In the construction industry, mental health is a seldom topic that is often swept under the rug due to the stigma it can carry. In an industry that is predominately male, the stereotype is that men must be both physically and mentally tough to endure the job. However, this should not be at the detriment of their mental health. Mental health may be a sensitive topic, but it is imperative to address one’s mental health by practicing relieving techniques that include a healthier diet and exercise. One can also enlist the help of a support group or mental health professional, should the need arise. Since 1949, Mental Health America has been observing Mental Health Month in May by spreading the word about the importance of mental health to millions of people. The importance of mental health must echo into the construction industry in order to improve the industry’s overall mental health.
The Importance of Mental Health
When you think about being healthy, you may consider your physical health and making sure your body is healthy by eating right and exercising. However, taking care of your body physically can also lead to improvements in your mental health. Mental health is equally as important as physical health and it is essential to your overall wellbeing. It is important to recognize that mental illnesses are common and treatable with the right help.
Practices to Improve Mental Health
The theme for this year’s Mental Health Month is 4Mind4Body, which emphasizes the idea that living a healthy lifestyle can help to prevent the onset or worsening of mental health conditions. Some of the things that can help your mental health include exercise, social connections, work-life balance, getting good sleep, and getting help from a professional.

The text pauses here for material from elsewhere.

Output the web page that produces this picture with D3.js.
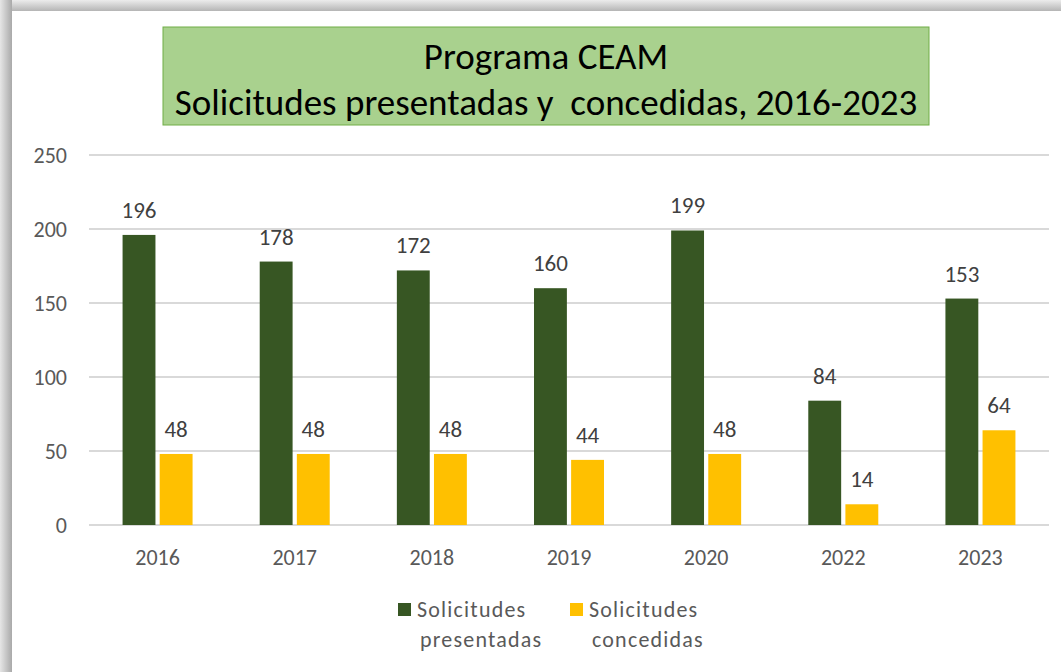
<!DOCTYPE html>
<html>
<head>
<meta charset="utf-8">
<script src="https://cdn.jsdelivr.net/npm/d3@7"></script>
<style>
  body { margin: 0; background: #fff; }
  svg { display: block; }
  text { white-space: pre; }
</style>
</head>
<body>
<script>
const years = ["2016", "2017", "2018", "2019", "2020", "2022", "2023"];
const presentadas = [196, 178, 172, 160, 199, 84, 153];
const concedidas = [48, 48, 48, 44, 48, 14, 64];
const yTicks = [0, 50, 100, 150, 200, 250];
const seriesNames = [["Solicitudes", "presentadas"], ["Solicitudes", "concedidas"]];
const colors = ["#375623", "#ffc000"];

const W = 1061, H = 672;
const font = "Carlito, Lato, 'Liberation Sans', sans-serif";

const svg = d3.select("body").append("svg")
  .attr("width", W).attr("height", H);

// shadow frame on left / top
const defs = svg.append("defs");
const gl = defs.append("linearGradient").attr("id", "shL");
gl.append("stop").attr("offset", "0").attr("stop-color", "#e6e6e6");
gl.append("stop").attr("offset", "1").attr("stop-color", "#a9a9a9");
const gt = defs.append("linearGradient").attr("id", "shT")
  .attr("x1", 0).attr("y1", 0).attr("x2", 0).attr("y2", 1);
gt.append("stop").attr("offset", "0").attr("stop-color", "#ececec");
gt.append("stop").attr("offset", "1").attr("stop-color", "#b5b5b5");

svg.append("rect").attr("x", 0).attr("y", 0).attr("width", W).attr("height", 11).attr("fill", "url(#shT)");
svg.append("rect").attr("x", 0).attr("y", 0).attr("width", 12).attr("height", H).attr("fill", "url(#shL)");
svg.append("rect").attr("x", 12).attr("y", 11).attr("width", W - 12).attr("height", H - 11).attr("fill", "#fff");

// title box
svg.append("rect")
  .attr("x", 163).attr("y", 27).attr("width", 766).attr("height", 98)
  .attr("fill", "#a9d18e").attr("stroke", "#70ad47").attr("stroke-width", 1);
const title = svg.append("text")
  .attr("text-anchor", "middle")
  .attr("font-family", font).attr("font-size", 37).attr("fill", "#000");
title.append("tspan").attr("x", 546).attr("y", 69).text("Programa CEAM");
title.append("tspan").attr("x", 546).attr("y", 115).text("Solicitudes presentadas y  concedidas, 2016-2023");

// scales
const x = d3.scaleBand().domain(years).range([89, 1049]);
const y = d3.scaleLinear().domain([0, 250]).range([525, 155]);
const barW = 31, gap = 8;
const groupW = barW * 2 + gap;
const x1 = d3.scaleBand().domain([0, 1]).range([0, groupW]).paddingInner(gap / groupW);

// gridlines
svg.append("g").selectAll("line")
  .data(yTicks)
  .join("line")
  .attr("x1", 89).attr("x2", 1049)
  .attr("y1", d => y(d)).attr("y2", d => y(d))
  .attr("stroke", "#d9d9d9").attr("stroke-width", 2);

// y labels
svg.append("g").selectAll("text")
  .data(yTicks)
  .join("text")
  .attr("x", 67).attr("y", d => y(d))
  .attr("dy", "0.35em")
  .attr("text-anchor", "end")
  .attr("font-family", font).attr("font-size", 22).attr("fill", "#595959")
  .text(d => d);

// x labels
svg.append("g").selectAll("text")
  .data(years)
  .join("text")
  .attr("x", d => x(d) + x.bandwidth() / 2)
  .attr("y", 565)
  .attr("text-anchor", "middle")
  .attr("font-family", font).attr("font-size", 22).attr("fill", "#595959")
  .text(d => d);

// bars
const rows = years.map((yr, i) => ({ yr, vals: [presentadas[i], concedidas[i]] }));
const groups = svg.append("g").selectAll("g")
  .data(rows)
  .join("g")
  .attr("transform", d => `translate(${x(d.yr) + (x.bandwidth() - groupW) / 2},0)`);

groups.selectAll("rect")
  .data(d => d.vals.map((v, s) => ({ v, s })))
  .join("rect")
  .attr("x", d => x1(d.s))
  .attr("width", x1.bandwidth())
  .attr("y", d => y(d.v))
  .attr("height", d => y(0) - y(d.v))
  .attr("fill", d => colors[d.s]);

groups.selectAll("text")
  .data(d => d.vals.map((v, s) => ({ v, s })))
  .join("text")
  .attr("x", d => x1(d.s) + x1.bandwidth() / 2)
  .attr("y", d => y(d.v) - 17)
  .attr("text-anchor", "middle")
  .attr("font-family", font).attr("font-size", 23).attr("fill", "#404040")
  .text(d => d.v);

// legend
const legX = [398, 570];
const leg = svg.append("g").selectAll("g")
  .data(seriesNames)
  .join("g")
  .attr("transform", (d, i) => `translate(${legX[i]},0)`);
leg.append("rect")
  .attr("x", 0).attr("y", 603).attr("width", 13).attr("height", 13)
  .attr("fill", (d, i) => colors[i]);
leg.append("text")
  .attr("font-family", font).attr("font-size", 22).attr("fill", "#595959")
  .attr("letter-spacing", 1.2)
  .selectAll("tspan")
  .data(d => d)
  .join("tspan")
  .attr("x", (d, i) => i === 0 ? 19 : 22)
  .attr("y", (d, i) => 617 + i * 30)
  .text(d => d);
</script>
</body>
</html>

- Exercise – Exercising your body can have tremendous improvements on your overall health. Regular exercise can have a positive impact on depression and anxiety as well as reduce stress and boost your overall mood.
- Get Better Sleep – Sleeping for seven to eight hours a night will have a positive impact on your mental health. May is also Better Sleep Month. For tips on how to sleep better, visit The Better Sleep Council.
- Social Connections – People who have strong social relationships are 50% more likely to live longer. Those who have poor social supports have a harder time recovering from mental illnesses. Make sure to spend time developing social connections with other people and spend time with the people you care about.
- Work-Life Balance – Poor work-live balance increases your risk for health conditions, including mental health problems. Those who have a good balance between work and life are more satisfied and experience fewer symptoms of depression and anxiety. Don’t let work take over your life. Make sure you are taking time off of work to attend to your mental health if necessary.
- Reduce or Quit Drinking Outright – Construction workers are more susceptible to alcohol abuse, and display the 2nd highest rate of heavy alcohol consumption in blue collar workers. Alcohol can induce depression, and can create a vicious cycle for construction workers. To learn more, our training academy offers a two hour awareness course, one that is also required for the NYC construction industry.
- Enlist Professional Help – If you need help with a mental health condition, do not hesitate to get the help of a metal health professional. Most mental illnesses can be treated if you have the right support system in place.
Destigmatizing Mental Health Issues
Unfortunately, mental health issues still have a stigma in work and personal communities. 1 in 5 adults experience a mental illness in a given year. It is important to realize that mental illnesses are common, and they can come in many forms. It is okay to open up about mental problems you may have at home, at work, or in your community. Opening up to others can help improve your situation and allow you to get the help that you need. If someone around you tells you about the problems they have been facing, make sure to take the time to listen to them and take them seriously.